Restate the records that follow word for word; no pictures should appear.
** begin **
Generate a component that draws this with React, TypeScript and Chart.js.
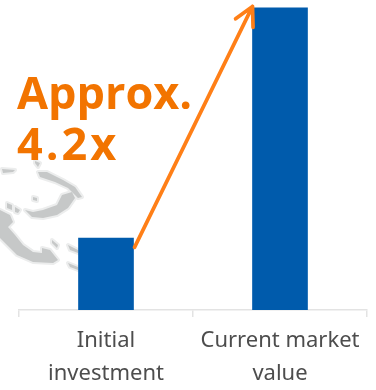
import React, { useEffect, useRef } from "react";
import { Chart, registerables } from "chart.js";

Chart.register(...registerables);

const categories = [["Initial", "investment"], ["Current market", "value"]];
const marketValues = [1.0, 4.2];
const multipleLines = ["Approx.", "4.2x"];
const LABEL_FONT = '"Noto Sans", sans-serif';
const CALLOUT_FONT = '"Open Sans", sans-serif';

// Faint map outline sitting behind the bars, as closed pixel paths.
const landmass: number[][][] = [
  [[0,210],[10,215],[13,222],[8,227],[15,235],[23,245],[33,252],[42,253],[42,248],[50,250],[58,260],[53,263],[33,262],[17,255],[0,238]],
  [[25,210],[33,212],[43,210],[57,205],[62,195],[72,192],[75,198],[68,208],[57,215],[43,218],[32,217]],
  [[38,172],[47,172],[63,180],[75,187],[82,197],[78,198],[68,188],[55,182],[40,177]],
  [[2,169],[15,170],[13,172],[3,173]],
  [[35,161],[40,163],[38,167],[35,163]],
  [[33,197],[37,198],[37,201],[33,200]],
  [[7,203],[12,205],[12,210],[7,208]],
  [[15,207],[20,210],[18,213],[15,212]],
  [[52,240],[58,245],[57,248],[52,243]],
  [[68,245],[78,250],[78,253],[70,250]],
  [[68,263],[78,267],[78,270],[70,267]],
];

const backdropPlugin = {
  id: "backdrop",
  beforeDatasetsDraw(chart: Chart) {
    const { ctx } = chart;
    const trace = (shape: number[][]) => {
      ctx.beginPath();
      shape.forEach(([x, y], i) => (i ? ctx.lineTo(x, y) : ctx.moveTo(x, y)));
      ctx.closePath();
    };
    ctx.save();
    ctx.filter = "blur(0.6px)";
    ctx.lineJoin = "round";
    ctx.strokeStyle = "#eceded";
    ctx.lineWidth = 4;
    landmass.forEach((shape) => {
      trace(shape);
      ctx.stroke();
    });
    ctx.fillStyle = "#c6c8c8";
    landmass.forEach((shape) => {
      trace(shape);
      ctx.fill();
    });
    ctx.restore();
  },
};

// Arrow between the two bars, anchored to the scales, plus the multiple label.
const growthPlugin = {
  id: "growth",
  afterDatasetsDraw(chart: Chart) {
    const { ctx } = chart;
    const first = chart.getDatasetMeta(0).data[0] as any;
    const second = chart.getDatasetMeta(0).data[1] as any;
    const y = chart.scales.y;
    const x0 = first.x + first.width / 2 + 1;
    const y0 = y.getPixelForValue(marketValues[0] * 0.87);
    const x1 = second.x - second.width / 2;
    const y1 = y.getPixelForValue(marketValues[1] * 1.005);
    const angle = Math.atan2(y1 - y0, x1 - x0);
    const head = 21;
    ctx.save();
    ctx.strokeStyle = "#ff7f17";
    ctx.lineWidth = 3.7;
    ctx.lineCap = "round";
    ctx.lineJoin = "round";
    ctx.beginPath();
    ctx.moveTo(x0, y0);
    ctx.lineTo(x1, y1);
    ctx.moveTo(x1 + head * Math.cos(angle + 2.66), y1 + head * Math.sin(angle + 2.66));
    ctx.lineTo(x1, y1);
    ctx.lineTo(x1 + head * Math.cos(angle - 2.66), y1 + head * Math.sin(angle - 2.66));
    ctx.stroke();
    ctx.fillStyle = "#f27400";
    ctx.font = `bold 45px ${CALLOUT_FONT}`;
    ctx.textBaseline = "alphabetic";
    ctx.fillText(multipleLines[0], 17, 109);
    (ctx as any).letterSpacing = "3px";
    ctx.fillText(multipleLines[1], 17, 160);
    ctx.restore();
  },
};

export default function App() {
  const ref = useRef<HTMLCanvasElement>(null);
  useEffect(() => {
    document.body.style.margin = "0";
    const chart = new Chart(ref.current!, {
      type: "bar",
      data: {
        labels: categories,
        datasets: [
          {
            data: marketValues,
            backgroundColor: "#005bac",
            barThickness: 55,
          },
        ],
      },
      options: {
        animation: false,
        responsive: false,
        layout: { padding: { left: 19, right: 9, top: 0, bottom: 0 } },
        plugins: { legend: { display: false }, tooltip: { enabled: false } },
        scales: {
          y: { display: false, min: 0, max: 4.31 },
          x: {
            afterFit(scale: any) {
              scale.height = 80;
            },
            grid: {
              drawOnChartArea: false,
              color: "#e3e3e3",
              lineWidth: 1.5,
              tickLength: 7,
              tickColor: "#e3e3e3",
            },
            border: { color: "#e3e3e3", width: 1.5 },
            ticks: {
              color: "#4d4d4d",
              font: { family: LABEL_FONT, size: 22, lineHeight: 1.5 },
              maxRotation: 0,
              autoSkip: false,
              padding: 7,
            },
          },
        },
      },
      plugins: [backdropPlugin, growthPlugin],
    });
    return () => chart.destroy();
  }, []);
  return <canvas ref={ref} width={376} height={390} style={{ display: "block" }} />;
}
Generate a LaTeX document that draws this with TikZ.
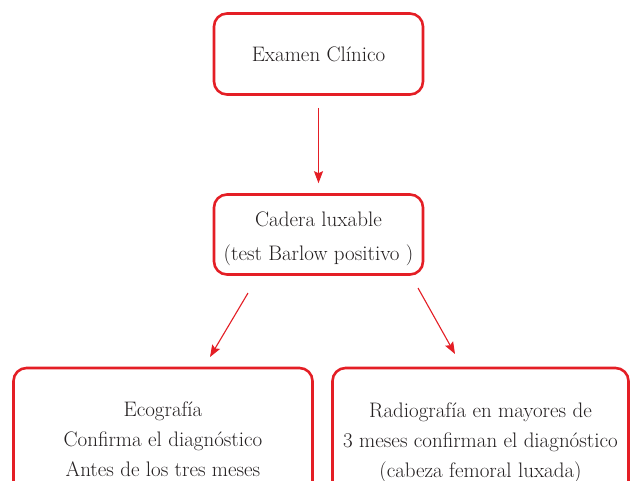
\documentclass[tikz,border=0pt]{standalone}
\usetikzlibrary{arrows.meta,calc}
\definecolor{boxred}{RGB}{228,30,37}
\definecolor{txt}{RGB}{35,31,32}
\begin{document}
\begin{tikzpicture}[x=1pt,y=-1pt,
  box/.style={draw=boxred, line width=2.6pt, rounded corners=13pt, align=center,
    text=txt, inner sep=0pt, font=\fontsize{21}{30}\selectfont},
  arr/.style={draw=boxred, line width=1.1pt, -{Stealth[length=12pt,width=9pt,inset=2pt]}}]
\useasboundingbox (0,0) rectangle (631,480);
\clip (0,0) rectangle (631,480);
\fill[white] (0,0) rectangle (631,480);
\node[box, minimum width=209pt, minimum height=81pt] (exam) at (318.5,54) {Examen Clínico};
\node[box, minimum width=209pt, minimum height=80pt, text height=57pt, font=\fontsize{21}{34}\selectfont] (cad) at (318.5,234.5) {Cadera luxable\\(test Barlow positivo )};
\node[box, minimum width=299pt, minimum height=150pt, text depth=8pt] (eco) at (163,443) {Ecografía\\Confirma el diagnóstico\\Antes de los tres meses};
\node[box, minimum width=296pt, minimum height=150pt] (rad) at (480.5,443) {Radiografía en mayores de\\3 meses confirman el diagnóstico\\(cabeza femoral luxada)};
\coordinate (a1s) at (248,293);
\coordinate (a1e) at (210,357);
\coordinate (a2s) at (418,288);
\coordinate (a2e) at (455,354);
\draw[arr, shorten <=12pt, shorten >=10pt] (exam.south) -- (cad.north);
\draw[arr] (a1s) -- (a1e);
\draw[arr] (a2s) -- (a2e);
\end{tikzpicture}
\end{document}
** end **
EXPECTED ANSWER:
Generate a component that draws this with React, TypeScript and Chart.js.
import React, { useEffect, useRef } from "react";
import { Chart, registerables } from "chart.js";

Chart.register(...registerables);

const categories = [["Initial", "investment"], ["Current market", "value"]];
const marketValues = [1.0, 4.2];
const multipleLines = ["Approx.", "4.2x"];
const LABEL_FONT = '"Noto Sans", sans-serif';
const CALLOUT_FONT = '"Open Sans", sans-serif';

// Faint map outline sitting behind the bars, as closed pixel paths.
const landmass: number[][][] = [
  [[0,210],[10,215],[13,222],[8,227],[15,235],[23,245],[33,252],[42,253],[42,248],[50,250],[58,260],[53,263],[33,262],[17,255],[0,238]],
  [[25,210],[33,212],[43,210],[57,205],[62,195],[72,192],[75,198],[68,208],[57,215],[43,218],[32,217]],
  [[38,172],[47,172],[63,180],[75,187],[82,197],[78,198],[68,188],[55,182],[40,177]],
  [[2,169],[15,170],[13,172],[3,173]],
  [[35,161],[40,163],[38,167],[35,163]],
  [[33,197],[37,198],[37,201],[33,200]],
  [[7,203],[12,205],[12,210],[7,208]],
  [[15,207],[20,210],[18,213],[15,212]],
  [[52,240],[58,245],[57,248],[52,243]],
  [[68,245],[78,250],[78,253],[70,250]],
  [[68,263],[78,267],[78,270],[70,267]],
];

const backdropPlugin = {
  id: "backdrop",
  beforeDatasetsDraw(chart: Chart) {
    const { ctx } = chart;
    const trace = (shape: number[][]) => {
      ctx.beginPath();
      shape.forEach(([x, y], i) => (i ? ctx.lineTo(x, y) : ctx.moveTo(x, y)));
      ctx.closePath();
    };
    ctx.save();
    ctx.filter = "blur(0.6px)";
    ctx.lineJoin = "round";
    ctx.strokeStyle = "#eceded";
    ctx.lineWidth = 4;
    landmass.forEach((shape) => {
      trace(shape);
      ctx.stroke();
    });
    ctx.fillStyle = "#c6c8c8";
    landmass.forEach((shape) => {
      trace(shape);
      ctx.fill();
    });
    ctx.restore();
  },
};

// Arrow between the two bars, anchored to the scales, plus the multiple label.
const growthPlugin = {
  id: "growth",
  afterDatasetsDraw(chart: Chart) {
    const { ctx } = chart;
    const first = chart.getDatasetMeta(0).data[0] as any;
    const second = chart.getDatasetMeta(0).data[1] as any;
    const y = chart.scales.y;
    const x0 = first.x + first.width / 2 + 1;
    const y0 = y.getPixelForValue(marketValues[0] * 0.87);
    const x1 = second.x - second.width / 2;
    const y1 = y.getPixelForValue(marketValues[1] * 1.005);
    const angle = Math.atan2(y1 - y0, x1 - x0);
    const head = 21;
    ctx.save();
    ctx.strokeStyle = "#ff7f17";
    ctx.lineWidth = 3.7;
    ctx.lineCap = "round";
    ctx.lineJoin = "round";
    ctx.beginPath();
    ctx.moveTo(x0, y0);
    ctx.lineTo(x1, y1);
    ctx.moveTo(x1 + head * Math.cos(angle + 2.66), y1 + head * Math.sin(angle + 2.66));
    ctx.lineTo(x1, y1);
    ctx.lineTo(x1 + head * Math.cos(angle - 2.66), y1 + head * Math.sin(angle - 2.66));
    ctx.stroke();
    ctx.fillStyle = "#f27400";
    ctx.font = `bold 45px ${CALLOUT_FONT}`;
    ctx.textBaseline = "alphabetic";
    ctx.fillText(multipleLines[0], 17, 109);
    (ctx as any).letterSpacing = "3px";
    ctx.fillText(multipleLines[1], 17, 160);
    ctx.restore();
  },
};

export default function App() {
  const ref = useRef<HTMLCanvasElement>(null);
  useEffect(() => {
    document.body.style.margin = "0";
    const chart = new Chart(ref.current!, {
      type: "bar",
      data: {
        labels: categories,
        datasets: [
          {
            data: marketValues,
            backgroundColor: "#005bac",
            barThickness: 55,
          },
        ],
      },
      options: {
        animation: false,
        responsive: false,
        layout: { padding: { left: 19, right: 9, top: 0, bottom: 0 } },
        plugins: { legend: { display: false }, tooltip: { enabled: false } },
        scales: {
          y: { display: false, min: 0, max: 4.31 },
          x: {
            afterFit(scale: any) {
              scale.height = 80;
            },
            grid: {
              drawOnChartArea: false,
              color: "#e3e3e3",
              lineWidth: 1.5,
              tickLength: 7,
              tickColor: "#e3e3e3",
            },
            border: { color: "#e3e3e3", width: 1.5 },
            ticks: {
              color: "#4d4d4d",
              font: { family: LABEL_FONT, size: 22, lineHeight: 1.5 },
              maxRotation: 0,
              autoSkip: false,
              padding: 7,
            },
          },
        },
      },
      plugins: [backdropPlugin, growthPlugin],
    });
    return () => chart.destroy();
  }, []);
  return <canvas ref={ref} width={376} height={390} style={{ display: "block" }} />;
}
Generate a LaTeX document that draws this with TikZ.
\documentclass[tikz,border=0pt]{standalone}
\usetikzlibrary{arrows.meta,calc}
\definecolor{boxred}{RGB}{228,30,37}
\definecolor{txt}{RGB}{35,31,32}
\begin{document}
\begin{tikzpicture}[x=1pt,y=-1pt,
  box/.style={draw=boxred, line width=2.6pt, rounded corners=13pt, align=center,
    text=txt, inner sep=0pt, font=\fontsize{21}{30}\selectfont},
  arr/.style={draw=boxred, line width=1.1pt, -{Stealth[length=12pt,width=9pt,inset=2pt]}}]
\useasboundingbox (0,0) rectangle (631,480);
\clip (0,0) rectangle (631,480);
\fill[white] (0,0) rectangle (631,480);
\node[box, minimum width=209pt, minimum height=81pt] (exam) at (318.5,54) {Examen Clínico};
\node[box, minimum width=209pt, minimum height=80pt, text height=57pt, font=\fontsize{21}{34}\selectfont] (cad) at (318.5,234.5) {Cadera luxable\\(test Barlow positivo )};
\node[box, minimum width=299pt, minimum height=150pt, text depth=8pt] (eco) at (163,443) {Ecografía\\Confirma el diagnóstico\\Antes de los tres meses};
\node[box, minimum width=296pt, minimum height=150pt] (rad) at (480.5,443) {Radiografía en mayores de\\3 meses confirman el diagnóstico\\(cabeza femoral luxada)};
\coordinate (a1s) at (248,293);
\coordinate (a1e) at (210,357);
\coordinate (a2s) at (418,288);
\coordinate (a2e) at (455,354);
\draw[arr, shorten <=12pt, shorten >=10pt] (exam.south) -- (cad.north);
\draw[arr] (a1s) -- (a1e);
\draw[arr] (a2s) -- (a2e);
\end{tikzpicture}
\end{document}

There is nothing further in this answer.